If your program starts having a longer lifetime, then you will not want the only way to free memory to be to exit. For example, you might want to convert your program into a server (daemon) which keeps running while handling many requests for individual units of work, or your program might become a small part of a larger program.
However, here is a reason to skip freeing memory: efficient shutdown. For example, suppose your application contains a large cache in memory. If when it exits it goes through the entire cache structure and frees it one piece at a time, that serves no useful purpose and wastes resources.
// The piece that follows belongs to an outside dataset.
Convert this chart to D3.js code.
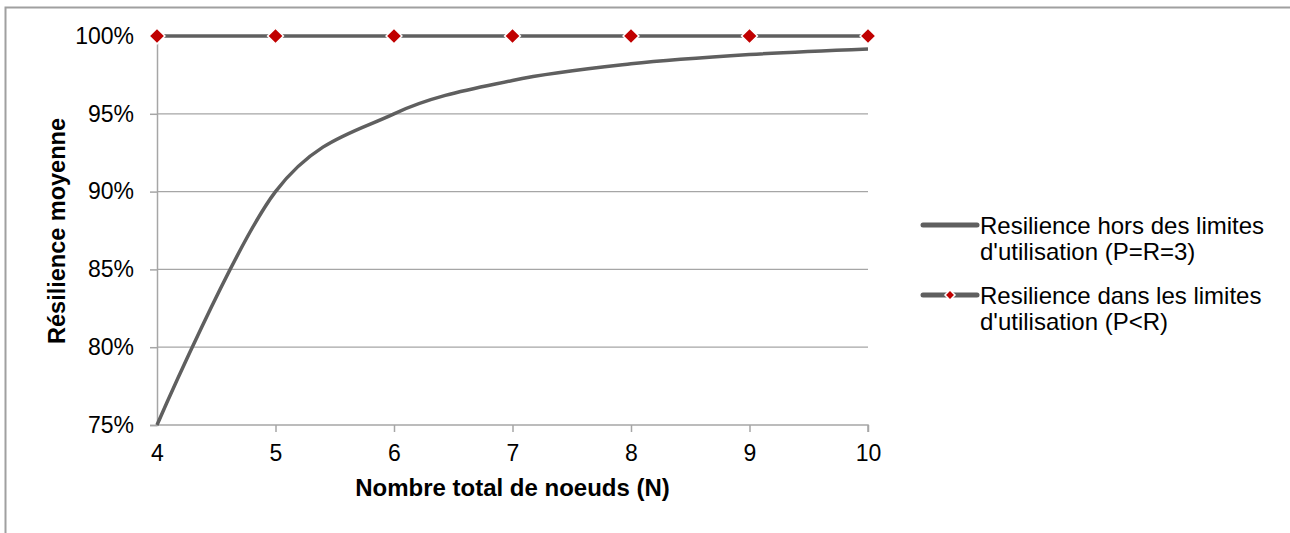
<!DOCTYPE html>
<html>
<head>
<meta charset="utf-8">
<script src="https://cdn.jsdelivr.net/npm/d3@7"></script>
<style>
  body { margin: 0; background: #fff; }
  text { font-family: "Liberation Sans", Arial, sans-serif; fill: #000; }
</style>
</head>
<body>
<script>
const nodes = [4, 5, 6, 7, 8, 9, 10];
const horsLimites = [0.75, 0.90, 0.95, 0.9714, 0.9821, 0.9881, 0.9917];
const dansLimites = [1, 1, 1, 1, 1, 1, 1];
const yTicks = [0.75, 0.80, 0.85, 0.90, 0.95, 1.00];
const legendLabels = [
  ['Resilience hors des limites', "d'utilisation (P=R=3)"],
  ['Resilience dans les limites', "d'utilisation (P<R)"]
];

const width = 1290, height = 533;
const lineColor = '#5f5f5f', gridColor = '#a6a6a6', red = '#c00000';

const svg = d3.select('body').append('svg')
  .attr('width', width)
  .attr('height', height);

// outer chart frame (top and left edges visible)
svg.append('path')
  .attr('d', 'M5.5,' + height + 'V7.5H' + width)
  .attr('fill', 'none')
  .attr('stroke', '#a0a0a0')
  .attr('stroke-width', 2);

const x = d3.scaleLinear().domain([4, 10]).range([157, 868]);
const y = d3.scaleLinear().domain([0.75, 1]).range([425, 36]);

// grid
svg.append('g')
  .selectAll('line')
  .data(yTicks.slice(1))
  .enter()
  .append('line')
  .attr('x1', x(4)).attr('x2', x(10))
  .attr('y1', d => y(d)).attr('y2', d => y(d))
  .attr('stroke', gridColor)
  .attr('stroke-width', 1.3);

// y axis
const yAxis = svg.append('g')
  .attr('transform', 'translate(' + x(4) + ',0)')
  .call(d3.axisLeft(y).tickValues(yTicks).tickFormat(d3.format('.0%')).tickSize(7).tickPadding(16));
// x axis
const xAxis = svg.append('g')
  .attr('transform', 'translate(0,' + y(0.75) + ')')
  .call(d3.axisBottom(x).tickValues(nodes).tickFormat(d3.format('d')).tickSize(7).tickPadding(13));

[yAxis, xAxis].forEach(function (a) {
  a.select('.domain').attr('stroke', gridColor).attr('stroke-width', 1.5);
  a.selectAll('.tick line').attr('stroke', gridColor).attr('stroke-width', 1.5);
  a.selectAll('.tick text').style('font-size', '23px').attr('fill', '#000');
});
xAxis.select('.domain').attr('d', 'M' + x(4) + ',0H' + x(10) + 'V7');
xAxis.selectAll('.tick').filter(d => d === 4).select('line').remove();

// axis titles
svg.append('text')
  .attr('x', x(7)).attr('y', 496)
  .attr('text-anchor', 'middle')
  .style('font-size', '24px').style('font-weight', 'bold')
  .text('Nombre total de noeuds (N)');
svg.append('text')
  .attr('transform', 'translate(65,' + 231 + ') rotate(-90)')
  .attr('text-anchor', 'middle')
  .style('font-size', '23.5px').style('font-weight', 'bold')
  .text('Résilience moyenne');

// series
const line = d3.line()
  .x((d, i) => x(nodes[i]))
  .y(d => y(d))
  .curve(d3.curveCardinal.tension(0));

svg.append('path')
  .datum(horsLimites)
  .attr('d', line)
  .attr('fill', 'none')
  .attr('stroke', lineColor)
  .attr('stroke-width', 3.5);

svg.append('path')
  .datum(dansLimites)
  .attr('d', line)
  .attr('fill', 'none')
  .attr('stroke', lineColor)
  .attr('stroke-width', 3.5);

svg.append('g')
  .selectAll('path')
  .data(dansLimites)
  .enter()
  .append('path')
  .attr('transform', (d, i) => 'translate(' + x(nodes[i]) + ',' + y(d) + ') rotate(45)')
  .attr('d', d3.symbol().type(d3.symbolSquare).size(125))
  .attr('fill', red)
  .attr('stroke', '#fff')
  .attr('stroke-width', 1.5);

// legend
const legend = svg.append('g').attr('transform', 'translate(921,0)');
const rowY = [225, 295];
legendLabels.forEach(function (lab, i) {
  legend.append('line')
    .attr('x1', 2).attr('x2', 56)
    .attr('y1', rowY[i]).attr('y2', rowY[i])
    .attr('stroke', lineColor)
    .attr('stroke-width', 5)
    .attr('stroke-linecap', 'round');
  if (i === 1) {
    legend.append('path')
      .attr('transform', 'translate(29,' + rowY[i] + ') rotate(45)')
      .attr('d', d3.symbol().type(d3.symbolSquare).size(50))
      .attr('fill', red)
      .attr('stroke', '#fff')
      .attr('stroke-width', 1.5);
  }
  lab.forEach(function (t, j) {
    legend.append('text')
      .attr('x', 59).attr('y', rowY[i] + 9 + j * 26)
      .style('font-size', '24px')
      .text(t);
  });
});
</script>
</body>
</html>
Especially, consider the case where the memory pages containing your cache have been swapped to disk by the operating system; by walking the structure and freeing it you're bringing all of those pages back into memory all at once, wasting significant time and energy for no actual benefit, and possibly even causing other programs on the system to get swapped out!
As a related example, there are high-performance servers that work by creating a process for each request, then having it exit when done; by this means they don't even have to track memory allocation, and never do any freeing or garbage collection at all, since everything just vanishes back into the operating system's free memory at the end of the process. (The same kind of thing can be done within a process using a custom memory allocator, but requires very careful programming; essentially making one's own notion of “lightweight processes” within the OS process.)
My apologies for posting so long after the last post to this thread.
One additional point. Not all programs make it to graceful exits. Crashes and ctrl-C's, etc. will cause a program to exit in uncontrolled ways. If your OS did not free your heap, clean up your stack, delete static variables, etc, you would eventually crash your system from memory leaks or worse.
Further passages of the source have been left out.